L’autosatisfaction ne saurait être un rempart contre le discrédit, pas plus qu’elle ne suffit à forger une légitimité durable. Gouverner, ce n’est pas s’exonérer du réel, c’est lui faire face avec rigueur, humilité et lucidité.
Paul Valéry, en observateur lucide des dérives humaines, nous rappelle que l’essence du débat repose sur la confrontation des idées, non sur l’anathème jeté contre ceux qui les formulent. À Kinshasa, il ne s’agit pas d’un simple glissement rhétorique, mais d’un mécanisme systémique de défense, révélateur d’un pouvoir qui, faute de pouvoir convaincre, préfère réduire au silence. Or, la démocratie ne s’épanouit que dans le tumulte des voix contradictoires, jamais dans la violence de l’unanimisme imposé.

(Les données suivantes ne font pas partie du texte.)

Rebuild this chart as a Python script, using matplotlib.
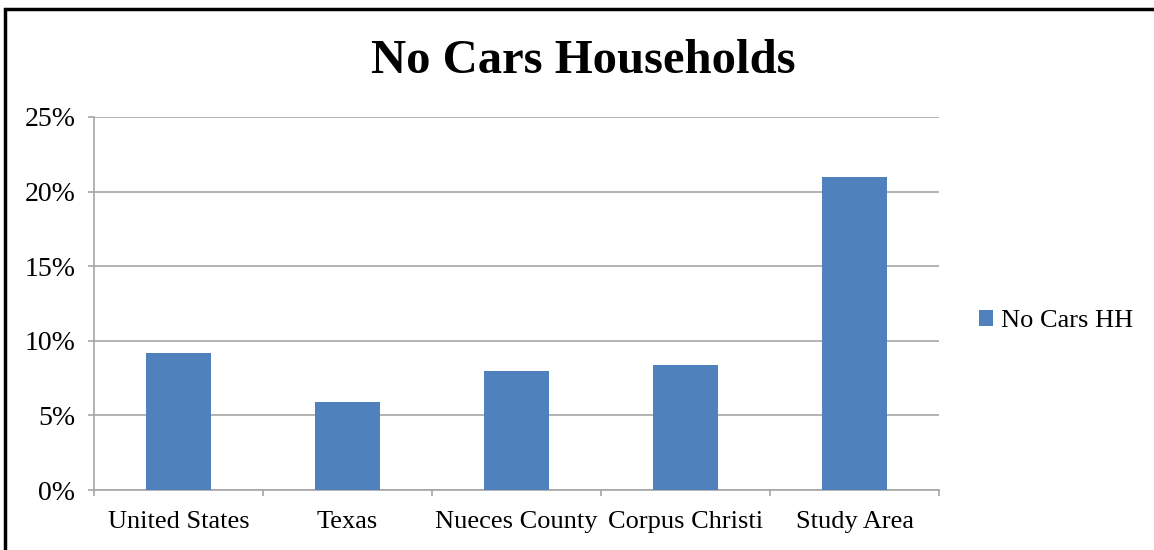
import matplotlib.pyplot as plt
from matplotlib.patches import Rectangle
from matplotlib.ticker import FixedLocator, PercentFormatter

plt.rcParams['font.family'] = ['Liberation Serif', 'DejaVu Serif']

areas = ['United States', 'Texas', 'Nueces County', 'Corpus Christi', 'Study Area']
no_cars = [9.2, 5.9, 8.0, 8.4, 21.0]
series_name = 'No Cars HH'
bar_color = '#4f81bd'
grid_color = '#a6a6a6'

fig = plt.figure(figsize=(11.54, 5.5), dpi=100)
ax = fig.add_axes([94 / 1154, 1 - 490 / 550, 845 / 1154, 373 / 550])

x = list(range(len(areas)))
ax.bar(x, no_cars, width=0.39, color=bar_color, label=series_name, zorder=3)

ax.set_xlim(-0.5, len(areas) - 0.5)
ax.set_ylim(0, 25)
ax.set_yticks([0, 5, 10, 15, 20, 25])
ax.yaxis.set_major_formatter(PercentFormatter(decimals=0))
ax.set_xticks(x)
ax.set_xticklabels(areas)
ax.xaxis.set_minor_locator(FixedLocator([i - 0.5 for i in range(len(areas) + 1)]))

ax.grid(axis='y', color=grid_color, linewidth=1.2, zorder=0)
for side in ['top', 'right']:
    ax.spines[side].set_visible(False)
for side in ['left', 'bottom']:
    ax.spines[side].set_color(grid_color)
    ax.spines[side].set_linewidth(1.2)

ax.tick_params(axis='x', which='major', length=0, labelsize=19, pad=15)
ax.tick_params(axis='x', which='minor', length=4.5, color=grid_color, width=1.2)
ax.tick_params(axis='y', length=4.5, color=grid_color, width=1.2, labelsize=20, pad=9)

fig.text(583 / 1154, 1 - 61 / 550, 'No Cars Households', ha='center', va='center',
         fontsize=35, fontweight='bold')

ax.legend(loc='center left', bbox_to_anchor=(955 / 1154, 1 - 321 / 550),
          bbox_transform=fig.transFigure, frameon=False, fontsize=19,
          handlelength=0.55, handleheight=0.55, handletextpad=0.3)

fig.patches.append(Rectangle((5 / 1154, -0.1), 1.2, 1 - 9 / 550 + 0.1,
                             transform=fig.transFigure, fill=False,
                             edgecolor='black', linewidth=2.5))

fig.savefig('out.png', dpi=100)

Il reste à espérer ou à exiger que cette mascarade cesse. Que le gouvernement comprenne que l’autorité ne se construit pas contre les critiques, mais à travers la capacité d’y répondre avec arguments, réformes et actes. Car le vrai danger n’est pas la dénonciation, mais le silence qui suit, quand la parole, exaspérée de n’être jamais entendue, se retire ou pire encore, s’éteint.
Le Congo ne mérite pas ce naufrage rhétorique. Il a besoin de vérité, de compétence, et d’un sens aigu de l’État. Il est temps d’abandonner la dialectique de l’esquive et de renouer avec l’intelligence critique, cette arme pacifique qui seule peut refonder une nation.